* **Goal**
Spot every line with the word "this" and return it.

--- Start of Data listing ---

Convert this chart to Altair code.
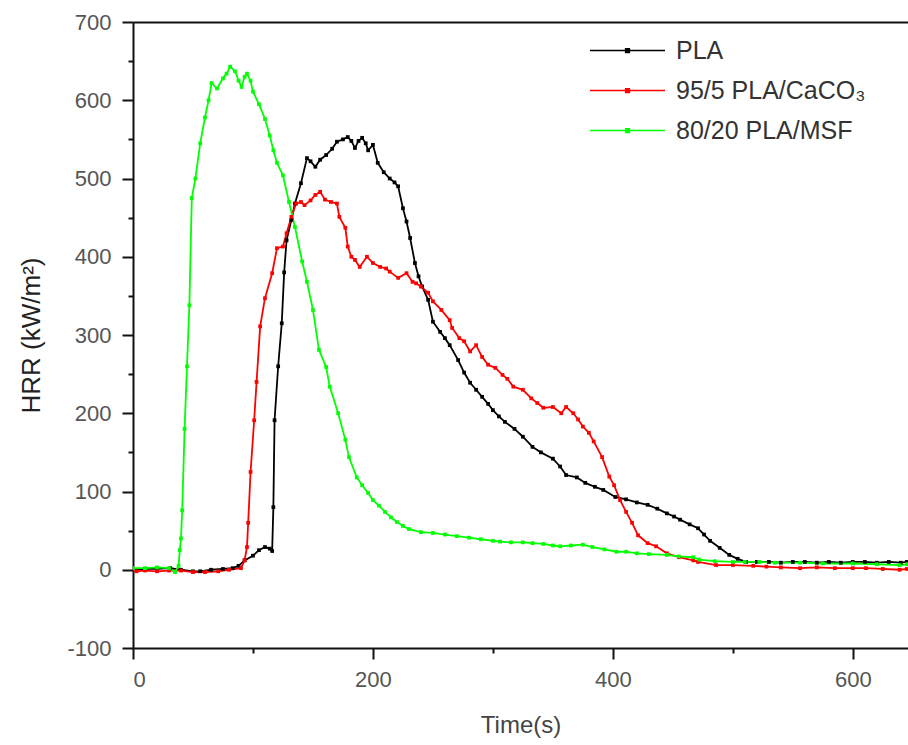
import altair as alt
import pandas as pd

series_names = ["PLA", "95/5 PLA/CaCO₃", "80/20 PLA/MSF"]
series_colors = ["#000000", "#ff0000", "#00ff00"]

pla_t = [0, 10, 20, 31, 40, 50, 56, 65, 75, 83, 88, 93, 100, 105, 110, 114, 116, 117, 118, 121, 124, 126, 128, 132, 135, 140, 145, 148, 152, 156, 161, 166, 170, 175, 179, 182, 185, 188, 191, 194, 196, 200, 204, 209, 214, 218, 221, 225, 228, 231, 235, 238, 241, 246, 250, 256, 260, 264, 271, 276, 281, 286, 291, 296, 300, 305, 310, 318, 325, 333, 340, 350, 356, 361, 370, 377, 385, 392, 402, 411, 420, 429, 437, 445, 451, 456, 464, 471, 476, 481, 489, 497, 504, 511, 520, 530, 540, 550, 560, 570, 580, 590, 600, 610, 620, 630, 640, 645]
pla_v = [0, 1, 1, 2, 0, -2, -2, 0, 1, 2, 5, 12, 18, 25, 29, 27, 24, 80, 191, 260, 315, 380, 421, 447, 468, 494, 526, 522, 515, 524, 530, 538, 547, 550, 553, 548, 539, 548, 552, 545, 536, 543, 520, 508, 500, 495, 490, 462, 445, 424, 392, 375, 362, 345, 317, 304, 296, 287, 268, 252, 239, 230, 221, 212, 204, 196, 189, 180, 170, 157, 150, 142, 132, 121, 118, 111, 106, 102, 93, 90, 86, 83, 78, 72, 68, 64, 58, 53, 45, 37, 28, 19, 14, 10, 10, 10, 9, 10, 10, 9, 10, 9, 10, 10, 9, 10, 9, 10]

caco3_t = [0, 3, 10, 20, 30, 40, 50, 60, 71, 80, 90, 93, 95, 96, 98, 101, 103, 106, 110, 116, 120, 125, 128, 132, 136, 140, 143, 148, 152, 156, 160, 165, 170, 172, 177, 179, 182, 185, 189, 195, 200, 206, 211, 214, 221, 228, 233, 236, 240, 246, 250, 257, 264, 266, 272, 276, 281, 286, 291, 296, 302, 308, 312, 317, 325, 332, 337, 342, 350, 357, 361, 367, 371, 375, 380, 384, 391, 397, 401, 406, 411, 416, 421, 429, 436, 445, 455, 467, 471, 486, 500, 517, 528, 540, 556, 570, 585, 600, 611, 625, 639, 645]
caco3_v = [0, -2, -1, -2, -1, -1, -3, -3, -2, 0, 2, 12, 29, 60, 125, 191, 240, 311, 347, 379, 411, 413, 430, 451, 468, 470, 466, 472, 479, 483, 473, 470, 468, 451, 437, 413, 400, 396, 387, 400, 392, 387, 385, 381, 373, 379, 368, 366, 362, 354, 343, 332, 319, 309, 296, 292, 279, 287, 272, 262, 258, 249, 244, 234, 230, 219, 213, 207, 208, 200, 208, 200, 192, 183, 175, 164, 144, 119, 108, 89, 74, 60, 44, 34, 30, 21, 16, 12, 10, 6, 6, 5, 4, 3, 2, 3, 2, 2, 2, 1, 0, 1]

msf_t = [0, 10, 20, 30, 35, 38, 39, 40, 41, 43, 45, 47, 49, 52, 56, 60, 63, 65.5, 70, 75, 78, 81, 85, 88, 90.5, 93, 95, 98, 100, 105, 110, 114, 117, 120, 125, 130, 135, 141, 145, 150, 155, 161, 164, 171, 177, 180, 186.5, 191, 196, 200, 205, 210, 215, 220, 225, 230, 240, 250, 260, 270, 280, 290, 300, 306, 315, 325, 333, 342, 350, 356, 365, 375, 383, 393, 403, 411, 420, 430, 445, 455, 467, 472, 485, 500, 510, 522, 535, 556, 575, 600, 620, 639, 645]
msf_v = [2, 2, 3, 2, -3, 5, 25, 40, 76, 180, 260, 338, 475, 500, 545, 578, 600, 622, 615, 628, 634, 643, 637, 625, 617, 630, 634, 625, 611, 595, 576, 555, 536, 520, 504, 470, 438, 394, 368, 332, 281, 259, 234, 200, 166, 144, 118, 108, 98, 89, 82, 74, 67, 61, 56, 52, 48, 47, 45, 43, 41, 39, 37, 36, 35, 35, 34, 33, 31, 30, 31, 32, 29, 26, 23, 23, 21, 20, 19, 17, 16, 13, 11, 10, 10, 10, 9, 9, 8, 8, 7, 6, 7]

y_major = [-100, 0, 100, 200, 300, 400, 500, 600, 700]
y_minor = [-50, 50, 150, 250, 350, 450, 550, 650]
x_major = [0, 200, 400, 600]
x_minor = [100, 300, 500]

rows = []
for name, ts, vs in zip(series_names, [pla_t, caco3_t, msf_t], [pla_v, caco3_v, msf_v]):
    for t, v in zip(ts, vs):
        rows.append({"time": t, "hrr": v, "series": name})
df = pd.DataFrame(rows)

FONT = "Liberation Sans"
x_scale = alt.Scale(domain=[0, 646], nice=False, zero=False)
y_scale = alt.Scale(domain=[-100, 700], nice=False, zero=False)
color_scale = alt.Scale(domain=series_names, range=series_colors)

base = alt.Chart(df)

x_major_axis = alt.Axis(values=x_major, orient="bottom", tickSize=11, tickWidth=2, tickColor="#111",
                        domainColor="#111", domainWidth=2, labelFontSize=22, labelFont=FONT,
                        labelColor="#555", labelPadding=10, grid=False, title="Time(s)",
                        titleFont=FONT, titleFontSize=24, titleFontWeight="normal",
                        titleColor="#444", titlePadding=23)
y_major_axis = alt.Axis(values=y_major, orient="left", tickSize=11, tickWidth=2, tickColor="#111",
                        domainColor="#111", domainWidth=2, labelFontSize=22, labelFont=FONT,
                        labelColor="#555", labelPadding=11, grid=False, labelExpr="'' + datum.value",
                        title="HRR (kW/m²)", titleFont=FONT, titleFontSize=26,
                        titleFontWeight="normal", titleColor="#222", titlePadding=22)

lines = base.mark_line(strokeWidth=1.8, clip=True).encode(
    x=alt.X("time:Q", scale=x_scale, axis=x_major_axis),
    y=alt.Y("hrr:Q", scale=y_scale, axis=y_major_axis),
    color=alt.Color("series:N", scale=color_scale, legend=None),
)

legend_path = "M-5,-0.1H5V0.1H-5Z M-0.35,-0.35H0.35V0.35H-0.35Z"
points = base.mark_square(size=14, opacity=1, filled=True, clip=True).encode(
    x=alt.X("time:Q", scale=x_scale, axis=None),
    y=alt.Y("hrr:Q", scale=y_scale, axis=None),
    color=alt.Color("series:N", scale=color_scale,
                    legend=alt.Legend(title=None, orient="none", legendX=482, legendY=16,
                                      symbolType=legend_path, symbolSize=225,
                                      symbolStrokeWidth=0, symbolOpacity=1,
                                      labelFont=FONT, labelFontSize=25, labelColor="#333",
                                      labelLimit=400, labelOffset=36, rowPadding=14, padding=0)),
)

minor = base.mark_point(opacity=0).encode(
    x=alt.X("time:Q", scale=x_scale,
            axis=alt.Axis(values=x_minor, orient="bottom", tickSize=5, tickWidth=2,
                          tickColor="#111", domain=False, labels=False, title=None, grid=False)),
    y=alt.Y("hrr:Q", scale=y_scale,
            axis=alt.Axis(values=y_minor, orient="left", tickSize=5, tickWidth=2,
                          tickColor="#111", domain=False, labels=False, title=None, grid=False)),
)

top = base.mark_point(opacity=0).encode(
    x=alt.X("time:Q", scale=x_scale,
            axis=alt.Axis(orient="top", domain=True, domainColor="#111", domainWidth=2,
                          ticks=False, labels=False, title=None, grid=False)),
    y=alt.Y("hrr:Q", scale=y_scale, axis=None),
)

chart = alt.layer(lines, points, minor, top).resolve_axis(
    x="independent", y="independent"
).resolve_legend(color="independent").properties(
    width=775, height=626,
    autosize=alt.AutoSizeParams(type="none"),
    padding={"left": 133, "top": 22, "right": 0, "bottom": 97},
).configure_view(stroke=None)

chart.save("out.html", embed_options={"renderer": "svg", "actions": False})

--- End of Data listing ---
--- Start of Data listing ---

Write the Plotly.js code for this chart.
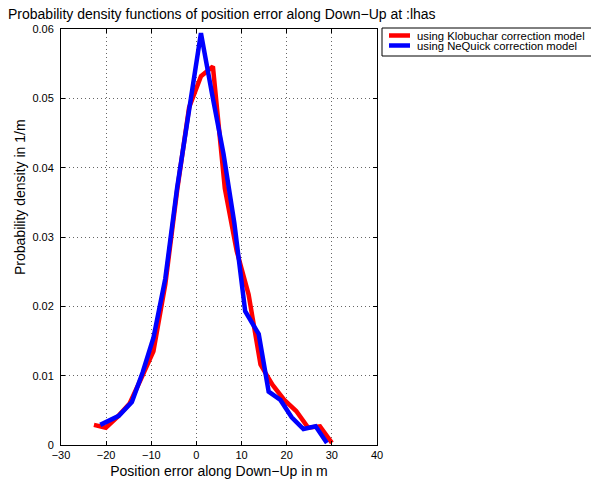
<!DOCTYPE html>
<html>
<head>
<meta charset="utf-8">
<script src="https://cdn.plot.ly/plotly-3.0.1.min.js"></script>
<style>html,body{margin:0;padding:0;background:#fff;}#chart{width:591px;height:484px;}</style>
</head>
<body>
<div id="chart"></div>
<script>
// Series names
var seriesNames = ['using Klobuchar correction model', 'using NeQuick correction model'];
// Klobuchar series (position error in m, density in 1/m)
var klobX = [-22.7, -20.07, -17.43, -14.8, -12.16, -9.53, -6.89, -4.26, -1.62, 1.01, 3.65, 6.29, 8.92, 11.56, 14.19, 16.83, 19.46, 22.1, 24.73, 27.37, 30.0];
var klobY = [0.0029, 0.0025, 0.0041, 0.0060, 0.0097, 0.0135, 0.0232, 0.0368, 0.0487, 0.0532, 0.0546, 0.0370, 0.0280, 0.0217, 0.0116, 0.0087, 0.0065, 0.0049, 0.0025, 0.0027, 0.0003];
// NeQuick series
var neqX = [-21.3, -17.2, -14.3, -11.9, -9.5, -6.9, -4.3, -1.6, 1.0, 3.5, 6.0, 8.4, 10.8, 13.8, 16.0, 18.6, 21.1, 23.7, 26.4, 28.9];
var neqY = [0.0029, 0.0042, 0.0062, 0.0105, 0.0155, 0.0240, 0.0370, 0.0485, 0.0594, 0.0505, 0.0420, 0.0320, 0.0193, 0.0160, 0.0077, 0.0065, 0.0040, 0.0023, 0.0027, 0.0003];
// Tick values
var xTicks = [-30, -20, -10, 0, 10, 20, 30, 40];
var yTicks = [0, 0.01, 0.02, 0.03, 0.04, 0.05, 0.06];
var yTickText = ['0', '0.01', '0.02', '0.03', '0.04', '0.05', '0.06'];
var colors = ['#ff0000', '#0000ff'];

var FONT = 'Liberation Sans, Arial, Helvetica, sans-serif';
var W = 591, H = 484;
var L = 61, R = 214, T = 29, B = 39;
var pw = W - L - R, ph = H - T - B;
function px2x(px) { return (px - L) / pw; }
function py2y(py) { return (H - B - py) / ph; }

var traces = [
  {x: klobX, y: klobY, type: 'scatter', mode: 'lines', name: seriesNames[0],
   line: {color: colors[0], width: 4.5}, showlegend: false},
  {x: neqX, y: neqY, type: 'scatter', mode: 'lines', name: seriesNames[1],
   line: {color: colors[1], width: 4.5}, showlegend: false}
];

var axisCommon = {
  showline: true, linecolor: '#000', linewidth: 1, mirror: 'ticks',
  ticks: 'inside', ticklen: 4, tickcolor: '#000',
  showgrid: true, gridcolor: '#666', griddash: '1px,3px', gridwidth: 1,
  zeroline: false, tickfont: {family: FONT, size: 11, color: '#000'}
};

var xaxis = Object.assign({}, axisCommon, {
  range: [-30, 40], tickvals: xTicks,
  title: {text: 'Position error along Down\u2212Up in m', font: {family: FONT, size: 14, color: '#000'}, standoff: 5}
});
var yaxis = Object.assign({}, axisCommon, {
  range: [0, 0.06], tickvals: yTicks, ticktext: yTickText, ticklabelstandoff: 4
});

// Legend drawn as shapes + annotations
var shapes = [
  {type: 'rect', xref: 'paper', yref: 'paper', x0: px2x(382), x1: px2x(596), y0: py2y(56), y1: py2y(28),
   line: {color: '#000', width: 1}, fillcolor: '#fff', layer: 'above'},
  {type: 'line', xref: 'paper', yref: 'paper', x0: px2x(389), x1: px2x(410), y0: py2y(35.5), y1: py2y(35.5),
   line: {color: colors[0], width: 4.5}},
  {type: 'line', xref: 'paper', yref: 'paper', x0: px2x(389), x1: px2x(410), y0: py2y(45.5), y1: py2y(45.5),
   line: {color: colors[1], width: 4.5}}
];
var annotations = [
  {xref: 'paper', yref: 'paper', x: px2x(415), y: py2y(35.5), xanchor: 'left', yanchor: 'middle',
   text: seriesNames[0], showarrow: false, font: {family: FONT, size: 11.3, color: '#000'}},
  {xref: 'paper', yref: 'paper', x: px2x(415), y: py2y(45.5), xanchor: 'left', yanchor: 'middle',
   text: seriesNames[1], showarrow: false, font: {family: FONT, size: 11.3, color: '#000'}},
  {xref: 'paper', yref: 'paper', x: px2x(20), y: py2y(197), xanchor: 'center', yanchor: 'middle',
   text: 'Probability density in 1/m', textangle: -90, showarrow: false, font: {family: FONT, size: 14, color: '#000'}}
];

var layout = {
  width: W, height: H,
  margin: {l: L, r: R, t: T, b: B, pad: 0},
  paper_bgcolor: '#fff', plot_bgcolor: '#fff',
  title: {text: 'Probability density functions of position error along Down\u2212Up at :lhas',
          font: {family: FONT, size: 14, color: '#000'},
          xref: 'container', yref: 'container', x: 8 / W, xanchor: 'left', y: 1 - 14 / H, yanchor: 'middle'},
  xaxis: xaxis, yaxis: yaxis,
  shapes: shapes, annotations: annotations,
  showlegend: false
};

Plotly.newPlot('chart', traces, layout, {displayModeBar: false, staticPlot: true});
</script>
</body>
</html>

--- End of Data listing ---

* **Worked answer**
Convert this chart to Altair code.
Write the Plotly.js code for this chart.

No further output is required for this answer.